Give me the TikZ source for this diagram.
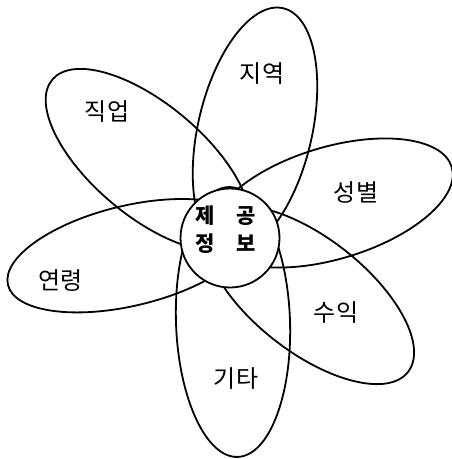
\documentclass[tikz,border=0pt]{standalone}
\usepackage{fontspec}
\newfontfamily\kr{Noto Sans CJK KR}
\begin{document}
\begin{tikzpicture}[x=1pt,y=1pt,
  petal/.style={draw=black,line width=1.8pt},
  lab/.style={font=\kr\fontsize{24}{27}\selectfont,inner sep=0pt},
  hub/.style={draw=black,fill=white,line width=1.8pt,circle,minimum size=99pt,inner sep=0pt}]
\useasboundingbox (0,0) rectangle (452,-459);
% petals
\draw[petal,rotate around={77:(255,-130)}] (255,-130) ellipse [x radius=125,y radius=57];
\draw[petal,rotate around={140:(148,-160)}] (148,-160) ellipse [x radius=125,y radius=56];
\draw[petal,rotate around={16.7:(332,-203)}] (332,-203) ellipse [x radius=125,y radius=56];
\draw[petal,rotate around={13.5:(129.5,-255.7)}] (129.5,-255.7) ellipse [x radius=125,y radius=50];
\draw[petal,rotate around={-38:(309.5,-295)}] (309.5,-295) ellipse [x radius=125,y radius=57];
\draw[petal,rotate around={-88:(233,-322)}] (233,-322) ellipse [x radius=135,y radius=57];
% hub
\node[hub] (hub) at (230,-238) {};
\node[font=\kr\bfseries\fontsize{21}{28}\selectfont,align=center,inner sep=0pt] (hubtext) at (226,-230) {제\hspace{22pt}공\\정\hspace{22pt}보};
% labels
\node[lab] (jiyeok) at (262,-74) {지역};
\node[lab] (jigeop) at (107,-112) {직업};
\node[lab] (seongbyeol) at (356,-192) {성별};
\node[lab] (yeollyeong) at (61,-281) {연령};
\node[lab] (suik) at (336,-313) {수익};
\node[lab] (gita) at (236,-379) {기타};
\end{tikzpicture}
\end{document}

—————

Exercise brief = From start to finish, output the listing exactly, but omit its pictures.

Result of the task =
Give me the TikZ source for this diagram.
\documentclass[tikz,border=0pt]{standalone}
\usepackage{fontspec}
\newfontfamily\kr{Noto Sans CJK KR}
\begin{document}
\begin{tikzpicture}[x=1pt,y=1pt,
  petal/.style={draw=black,line width=1.8pt},
  lab/.style={font=\kr\fontsize{24}{27}\selectfont,inner sep=0pt},
  hub/.style={draw=black,fill=white,line width=1.8pt,circle,minimum size=99pt,inner sep=0pt}]
\useasboundingbox (0,0) rectangle (452,-459);
% petals
\draw[petal,rotate around={77:(255,-130)}] (255,-130) ellipse [x radius=125,y radius=57];
\draw[petal,rotate around={140:(148,-160)}] (148,-160) ellipse [x radius=125,y radius=56];
\draw[petal,rotate around={16.7:(332,-203)}] (332,-203) ellipse [x radius=125,y radius=56];
\draw[petal,rotate around={13.5:(129.5,-255.7)}] (129.5,-255.7) ellipse [x radius=125,y radius=50];
\draw[petal,rotate around={-38:(309.5,-295)}] (309.5,-295) ellipse [x radius=125,y radius=57];
\draw[petal,rotate around={-88:(233,-322)}] (233,-322) ellipse [x radius=135,y radius=57];
% hub
\node[hub] (hub) at (230,-238) {};
\node[font=\kr\bfseries\fontsize{21}{28}\selectfont,align=center,inner sep=0pt] (hubtext) at (226,-230) {제\hspace{22pt}공\\정\hspace{22pt}보};
% labels
\node[lab] (jiyeok) at (262,-74) {지역};
\node[lab] (jigeop) at (107,-112) {직업};
\node[lab] (seongbyeol) at (356,-192) {성별};
\node[lab] (yeollyeong) at (61,-281) {연령};
\node[lab] (suik) at (336,-313) {수익};
\node[lab] (gita) at (236,-379) {기타};
\end{tikzpicture}
\end{document}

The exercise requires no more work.